C. Securitisation and Reconstruction of Financial Assets and Enforcement of Security Interest Act, 2002, (54 of 2002), Section 14 – Power of District Magistrate -- Designating authority u/s 14 of SARFAESI Act – Keeping of application pending -- Power of -- Tenancy rights – Consideration of – No error committed by the High Court in setting aside the order passed by the designated authority keeping the application pending till the secured creditor initiates the legal proceedings for eviction of the tenant cannot get the possession in an application u/s 14 of the SARFAESI Act -- High Court rightly directed the designated authority to proceed further with the application u/s 14 of the SARFAESI Act, and to dispose of the same in accordance with the provisions of Section 14 of the SARFAESI Act.

(Para 5)

D. Interpretation of judgment -- A judgment cannot be interpreted and applied to fact situations by reading it as a statute -- One cannot pick up a word or sentence from a judgment to construe that it is the ratio decidendi on the relevant aspects of the case.

(Para 7)

Cases referred:

1. Harshad Govardhan Sondagar Vs. International Assets Reconstruction Company Limited and Ors.; (2014) 6 SCC 1.
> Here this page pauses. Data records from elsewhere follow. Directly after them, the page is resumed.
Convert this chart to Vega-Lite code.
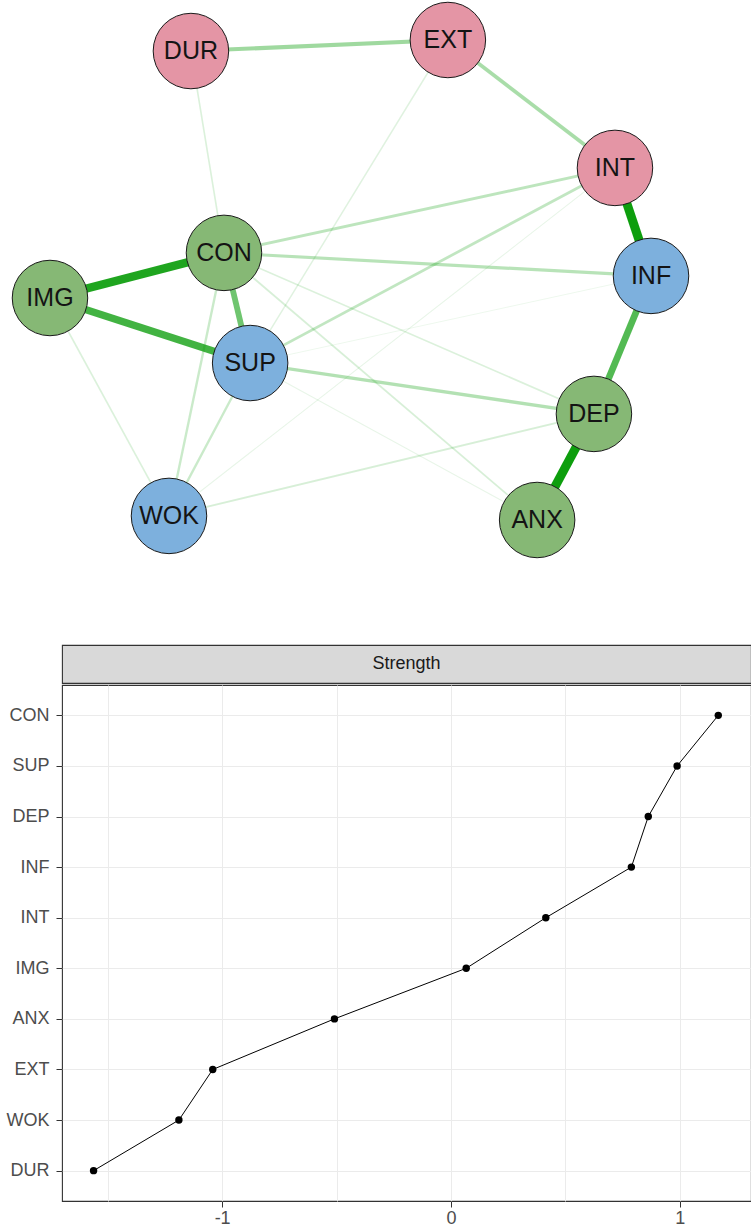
{
  "$schema": "https://vega.github.io/schema/vega-lite/v6.json",
  "padding": 0,
  "background": "white",
  "spacing": 0,
  "datasets": {
    "nodes": [
      {"node": "DUR", "group": "G1", "x": -0.531, "y": 0.954},
      {"node": "EXT", "group": "G1", "x": 0.324, "y": 1.0},
      {"node": "INT", "group": "G1", "x": 0.880, "y": 0.467},
      {"node": "CON", "group": "G2", "x": -0.421, "y": 0.113},
      {"node": "INF", "group": "G3", "x": 1.0, "y": 0.017},
      {"node": "IMG", "group": "G2", "x": -1.0, "y": -0.075},
      {"node": "SUP", "group": "G3", "x": -0.334, "y": -0.346},
      {"node": "DEP", "group": "G2", "x": 0.810, "y": -0.558},
      {"node": "WOK", "group": "G3", "x": -0.604, "y": -0.983},
      {"node": "ANX", "group": "G2", "x": 0.621, "y": -1.0}
    ],
    "edges": [
      {"from": "SUP", "to": "INF", "weight": 0.02},
      {"from": "SUP", "to": "ANX", "weight": 0.03},
      {"from": "WOK", "to": "INT", "weight": 0.03},
      {"from": "EXT", "to": "SUP", "weight": 0.05},
      {"from": "DUR", "to": "CON", "weight": 0.06},
      {"from": "IMG", "to": "WOK", "weight": 0.06},
      {"from": "CON", "to": "DEP", "weight": 0.06},
      {"from": "CON", "to": "ANX", "weight": 0.07},
      {"from": "WOK", "to": "DEP", "weight": 0.07},
      {"from": "CON", "to": "WOK", "weight": 0.10},
      {"from": "SUP", "to": "WOK", "weight": 0.10},
      {"from": "SUP", "to": "INT", "weight": 0.12},
      {"from": "CON", "to": "INT", "weight": 0.13},
      {"from": "CON", "to": "INF", "weight": 0.14},
      {"from": "SUP", "to": "DEP", "weight": 0.15},
      {"from": "EXT", "to": "INT", "weight": 0.17},
      {"from": "DUR", "to": "EXT", "weight": 0.19},
      {"from": "CON", "to": "SUP", "weight": 0.28},
      {"from": "INF", "to": "DEP", "weight": 0.33},
      {"from": "IMG", "to": "SUP", "weight": 0.36},
      {"from": "IMG", "to": "CON", "weight": 0.42},
      {"from": "INT", "to": "INF", "weight": 0.45},
      {"from": "DEP", "to": "ANX", "weight": 0.45}
    ],
    "strength": [
      {"node": "DUR", "strength": -1.562},
      {"node": "WOK", "strength": -1.189},
      {"node": "EXT", "strength": -1.041},
      {"node": "ANX", "strength": -0.509},
      {"node": "IMG", "strength": 0.067},
      {"node": "INT", "strength": 0.415},
      {"node": "INF", "strength": 0.789},
      {"node": "DEP", "strength": 0.863},
      {"node": "SUP", "strength": 0.989},
      {"node": "CON", "strength": 1.169}
    ]
  },
  "vconcat": [
    {
      "width": 690,
      "height": 643,
      "view": {"stroke": null},
      "layer": [
        {
          "data": {"name": "edges"},
          "transform": [
            {"lookup": "from", "from": {"data": {"name": "nodes"}, "key": "node", "fields": ["x", "y"]}, "as": ["x1", "y1"]},
            {"lookup": "to", "from": {"data": {"name": "nodes"}, "key": "node", "fields": ["x", "y"]}, "as": ["x2", "y2"]}
          ],
          "mark": {"type": "rule", "color": "#009900", "strokeCap": "butt"},
          "encoding": {
            "x": {"field": "x1", "type": "quantitative", "scale": {"domain": [-0.960, 1.336], "nice": false, "zero": false}, "axis": null},
            "y": {"field": "y1", "type": "quantitative", "scale": {"domain": [-1.5167, 1.1625], "nice": false, "zero": false}, "axis": null},
            "x2": {"field": "x2"},
            "y2": {"field": "y2"},
            "strokeWidth": {"field": "weight", "type": "quantitative", "scale": {"domain": [0.02, 0.45], "range": [0.9, 9]}, "legend": null},
            "opacity": {"field": "weight", "type": "quantitative", "scale": {"type": "pow", "exponent": 1.2, "domain": [0, 0.45], "range": [0.06, 0.95]}, "legend": null}
          }
        },
        {
          "data": {"name": "nodes"},
          "mark": {"type": "circle", "size": 5700, "stroke": "#1A1A1A", "strokeWidth": 1, "opacity": 1},
          "encoding": {
            "x": {"field": "x", "type": "quantitative", "scale": {"domain": [-0.960, 1.336], "nice": false, "zero": false}, "axis": null},
            "y": {"field": "y", "type": "quantitative", "scale": {"domain": [-1.5167, 1.1625], "nice": false, "zero": false}, "axis": null},
            "fill": {"field": "group", "type": "nominal", "scale": {"domain": ["G1", "G2", "G3"], "range": ["#E495A5", "#86B875", "#7DB0DD"]}, "legend": null}
          }
        },
        {
          "data": {"name": "nodes"},
          "mark": {"type": "text", "fontSize": 25, "font": "Liberation Sans", "color": "#141414", "align": "center", "baseline": "middle"},
          "encoding": {
            "x": {"field": "x", "type": "quantitative", "scale": {"domain": [-0.960, 1.336], "nice": false, "zero": false}, "axis": null},
            "y": {"field": "y", "type": "quantitative", "scale": {"domain": [-1.5167, 1.1625], "nice": false, "zero": false}, "axis": null},
            "text": {"field": "node"}
          }
        }
      ]
    },
    {
      "width": 689,
      "height": 38,
      "view": {"fill": "#D9D9D9", "stroke": "#333333", "strokeWidth": 1.1},
      "data": {"values": [{"panel": "Strength"}]},
      "mark": {"type": "text", "fontSize": 18, "font": "Liberation Sans", "color": "#1A1A1A", "align": "center", "baseline": "middle"},
      "encoding": {"text": {"field": "panel"}}
    },
    {
      "width": 689,
      "height": 516,
      "view": {"stroke": "#333333", "strokeWidth": 1.1},
      "data": {"name": "strength"},
      "encoding": {
        "x": {
          "field": "strength",
          "type": "quantitative",
          "scale": {"domain": [-1.700, 1.312], "nice": false, "zero": false},
          "axis": {
            "title": null,
            "values": [-1.5, -1, -0.5, 0, 0.5, 1],
            "labelExpr": "datum.value % 1 === 0 ? '' + datum.value : ''",
            "tickOpacity": {"condition": {"test": "datum.value % 1 === 0", "value": 1}, "value": 0},
            "grid": true,
            "gridColor": "#EBEBEB",
            "gridWidth": 1,
            "domain": false,
            "tickColor": "#333333",
            "tickSize": 6,
            "labelFontSize": 18,
            "labelColor": "#4D4D4D",
            "labelFont": "Liberation Sans",
            "labelPadding": 2
          }
        },
        "y": {
          "field": "node",
          "type": "nominal",
          "sort": ["CON", "SUP", "DEP", "INF", "INT", "IMG", "ANX", "EXT", "WOK", "DUR"],
          "scale": {"padding": 0.6},
          "axis": {
            "title": null,
            "grid": true,
            "gridColor": "#EBEBEB",
            "gridWidth": 1,
            "domain": false,
            "tickColor": "#333333",
            "tickSize": 6,
            "labelFontSize": 18,
            "labelColor": "#4D4D4D",
            "labelFont": "Liberation Sans",
            "labelPadding": 7,
            "minExtent": 61,
            "maxExtent": 61
          }
        }
      },
      "layer": [
        {"mark": {"type": "line", "color": "black", "strokeWidth": 1}},
        {"mark": {"type": "point", "filled": true, "color": "black", "size": 55, "opacity": 1}}
      ]
    }
  ],
  "config": {
    "view": {"stroke": null},
    "font": "Liberation Sans"
  }
}
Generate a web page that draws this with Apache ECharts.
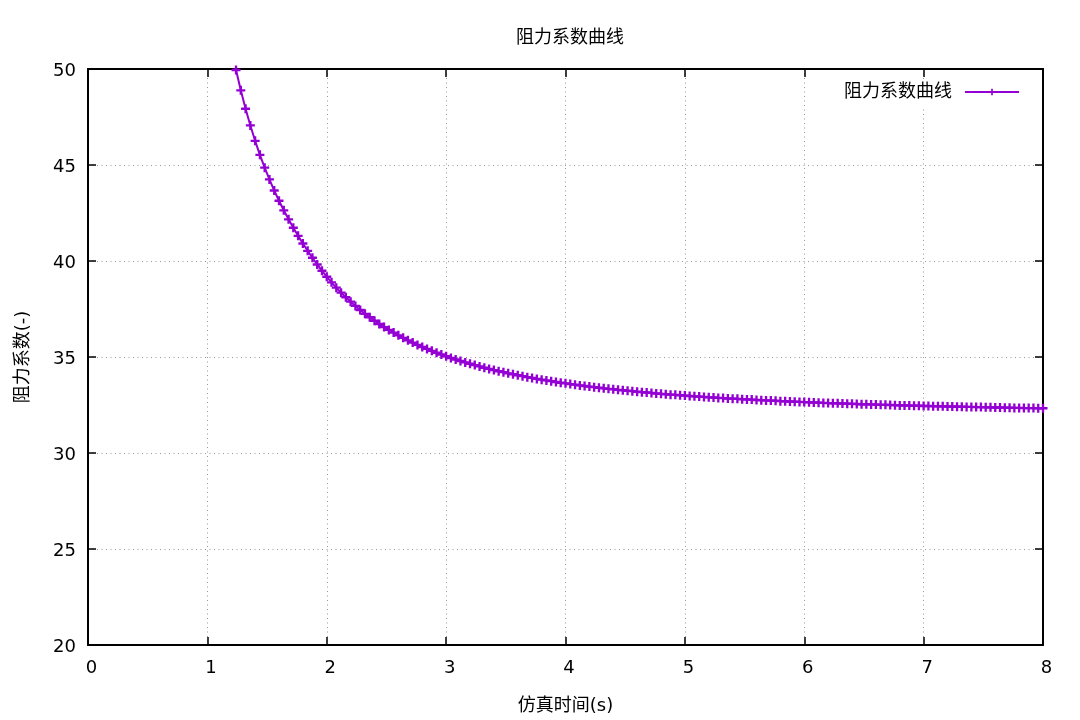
<!DOCTYPE html>
<html>
<head>
<meta charset="utf-8">
<script src="https://cdn.jsdelivr.net/npm/echarts@6/dist/echarts.min.js"></script>
<style>html,body{margin:0;padding:0;background:#fff}#c{width:1080px;height:720px}</style>
</head>
<body>
<div id="c"></div>
<script>
var titleText = '阻力系数曲线';
var seriesName = '阻力系数曲线';
var xName = '仿真时间(s)';
var yName = '阻力系数(-)';
var xTicks = [0, 8, 1];
var yTicks = [20, 50, 5];

var times = [
1.20,1.24,1.28,1.32,1.36,1.40,1.44,1.48,1.52,1.56,1.60,1.64,1.68,1.72,1.76,1.80,1.84,1.88,1.92,1.96,
2.00,2.04,2.08,2.12,2.16,2.20,2.24,2.28,2.32,2.36,2.40,2.44,2.48,2.52,2.56,2.60,2.64,2.68,2.72,2.76,
2.80,2.84,2.88,2.92,2.96,3.00,3.04,3.08,3.12,3.16,3.20,3.24,3.28,3.32,3.36,3.40,3.44,3.48,3.52,3.56,
3.60,3.64,3.68,3.72,3.76,3.80,3.84,3.88,3.92,3.96,4.00,4.04,4.08,4.12,4.16,4.20,4.24,4.28,4.32,4.36,
4.40,4.44,4.48,4.52,4.56,4.60,4.64,4.68,4.72,4.76,4.80,4.84,4.88,4.92,4.96,5.00,5.04,5.08,5.12,5.16,
5.20,5.24,5.28,5.32,5.36,5.40,5.44,5.48,5.52,5.56,5.60,5.64,5.68,5.72,5.76,5.80,5.84,5.88,5.92,5.96,
6.00,6.04,6.08,6.12,6.16,6.20,6.24,6.28,6.32,6.36,6.40,6.44,6.48,6.52,6.56,6.60,6.64,6.68,6.72,6.76,
6.80,6.84,6.88,6.92,6.96,7.00,7.04,7.08,7.12,7.16,7.20,7.24,7.28,7.32,7.36,7.40,7.44,7.48,7.52,7.56,
7.60,7.64,7.68,7.72,7.76,7.80,7.84,7.88,7.92,7.96,8.00
];

var drag = [
51.12,49.95,48.89,47.93,47.06,46.26,45.53,44.86,44.25,43.67,43.14,42.64,42.17,41.73,41.31,40.91,40.53,40.17,39.82,39.49,
39.18,38.89,38.61,38.35,38.11,37.88,37.66,37.45,37.25,37.07,36.89,36.72,36.56,36.41,36.27,36.13,36.00,35.87,35.75,35.63,
35.52,35.42,35.32,35.22,35.13,35.04,34.95,34.87,34.79,34.72,34.65,34.58,34.51,34.44,34.38,34.32,34.26,34.21,34.15,34.10,
34.05,34.00,33.95,33.91,33.86,33.82,33.78,33.74,33.70,33.66,33.63,33.59,33.56,33.52,33.49,33.46,33.43,33.40,33.37,33.34,
33.32,33.29,33.27,33.24,33.22,33.19,33.17,33.15,33.13,33.10,33.08,33.06,33.04,33.03,33.01,32.99,32.97,32.95,32.94,32.92,
32.90,32.89,32.87,32.86,32.84,32.83,32.82,32.80,32.79,32.78,32.76,32.75,32.74,32.73,32.72,32.70,32.69,32.68,32.67,32.66,
32.65,32.64,32.63,32.62,32.61,32.60,32.59,32.59,32.58,32.57,32.56,32.55,32.54,32.54,32.53,32.52,32.51,32.51,32.50,32.49,
32.48,32.48,32.47,32.46,32.46,32.45,32.45,32.44,32.43,32.43,32.42,32.42,32.41,32.41,32.40,32.40,32.39,32.39,32.38,32.38,
32.37,32.37,32.36,32.36,32.35,32.35,32.34,32.34,32.34,32.33,32.33
];

var data = times.map(function (t, i) { return [t, drag[i]]; });

var FONT = '"DejaVu Sans", "Noto Sans CJK SC", sans-serif';
var purple = '#9400D3';
var plus = 'path://M3.7,0H6.3V3.7H10V6.3H6.3V10H3.7V6.3H0V3.7H3.7Z';

function axisCommon(show) {
  return {
    axisLine: { show: true, onZero: false, lineStyle: { color: '#000', width: 2 } },
    axisTick: { show: true, inside: true, length: 8, lineStyle: { color: '#000', width: 1.5 } },
    axisLabel: { show: show, color: '#000', fontSize: 18, fontFamily: FONT },
    splitLine: { show: false }
  };
}

var xMain = Object.assign(axisCommon(true), {
  type: 'value', position: 'bottom', min: xTicks[0], max: xTicks[1], interval: xTicks[2],
  name: xName, nameLocation: 'middle', nameGap: 52,
  nameTextStyle: { color: '#000', fontSize: 18, fontFamily: FONT },
  splitLine: { show: true, lineStyle: { color: '#999', width: 1, type: [1, 3.5] } }
});
xMain.axisLabel.margin = 14;
xMain.axisLabel.padding = [0, 0, 0, 7];
var xTop = Object.assign(axisCommon(false), {
  type: 'value', position: 'top', min: xTicks[0], max: xTicks[1], interval: xTicks[2]
});
var yMain = Object.assign(axisCommon(true), {
  type: 'value', position: 'left', min: yTicks[0], max: yTicks[1], interval: yTicks[2],
  name: yName, nameLocation: 'middle', nameGap: 56,
  nameTextStyle: { color: '#000', fontSize: 18, fontFamily: FONT },
  splitLine: { show: true, lineStyle: { color: '#999', width: 1, type: [1, 3.5] } }
});
yMain.axisLabel.margin = 12;
yMain.axisLabel.verticalAlign = 'top';
yMain.axisLabel.lineHeight = 4;
var yRight = Object.assign(axisCommon(false), {
  type: 'value', position: 'right', min: yTicks[0], max: yTicks[1], interval: yTicks[2]
});

var chart = echarts.init(document.getElementById('c'), null, { renderer: 'canvas' });
chart.setOption({
  animation: false,
  backgroundColor: '#fff',
  title: {
    text: titleText, left: 511, top: 24,
    textStyle: { color: '#000', fontSize: 18, fontWeight: 'normal', fontFamily: FONT }
  },
  legend: {
    data: [{ name: seriesName }],
    right: 48, top: 81,
    align: 'right',
    backgroundColor: '#fff',
    padding: [2, 12, 6, 38],
    itemWidth: 54, itemHeight: 8,
    textStyle: { color: '#000', fontSize: 18, fontFamily: FONT, padding: [0, 8, 0, 0] },
    selectedMode: false
  },
  grid: { left: 88, right: 37, top: 69, bottom: 75, containLabel: false },
  xAxis: [xMain, xTop],
  yAxis: [yMain, yRight],
  series: [{
    name: seriesName,
    type: 'line',
    xAxisIndex: 0, yAxisIndex: 0,
    data: data,
    symbol: plus,
    symbolSize: 9,
    showAllSymbol: true,
    clip: true,
    itemStyle: { color: purple },
    lineStyle: { color: purple, width: 2 },
    emphasis: { disabled: true }
  }]
});
</script>
</body>
</html>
2. Vishal N. Kalsaria Vs. Bank of India and Ors., (2016) 3 SCC 762 = 2016(1) L.A.R. 161 = (2016) Law Today Live Doc. Id. 10095.

3. NKGSB Cooperative Bank Limited Vs. Subir Chakravarty & Ors. (Civil Appeal No. 1637/2022) decided on 25.02.2022.

4. M/s R.D. Jain and Co. Vs. Capital First Ltd. & Ors. (Civil Appeal No. 175/2022) decided on 27.07.2022.

ORDER

M.R. SHAH, J. –

1. Feeling aggrieved and dissatisfied with the impugned judgment and order dated 03.08.2022 passed by the High Court of Judicature at Bombay in Writ Petition No. 9749/2021, by which the Division Bench of the High Court has allowed the said writ petition preferred by the respondent No. 1 herein – secured creditor and has set aside order dated 27.08.2021 passed by the designated authority under Section 14 of the Securitisation and Reconstruction of Financial Assets and Enforcement of Security Interest Act, 2002 (hereinafter referred to as the SARFAESI Act, 2002) and directed the designated authority under Section 14 of the SARFAESI Act to dispose of the application under Section 14 of the SARFAESI Act afresh, legal heirs of original respondent No. 2 claiming to be the tenant of the mortgaged property, have preferred the present Special Leave Petition.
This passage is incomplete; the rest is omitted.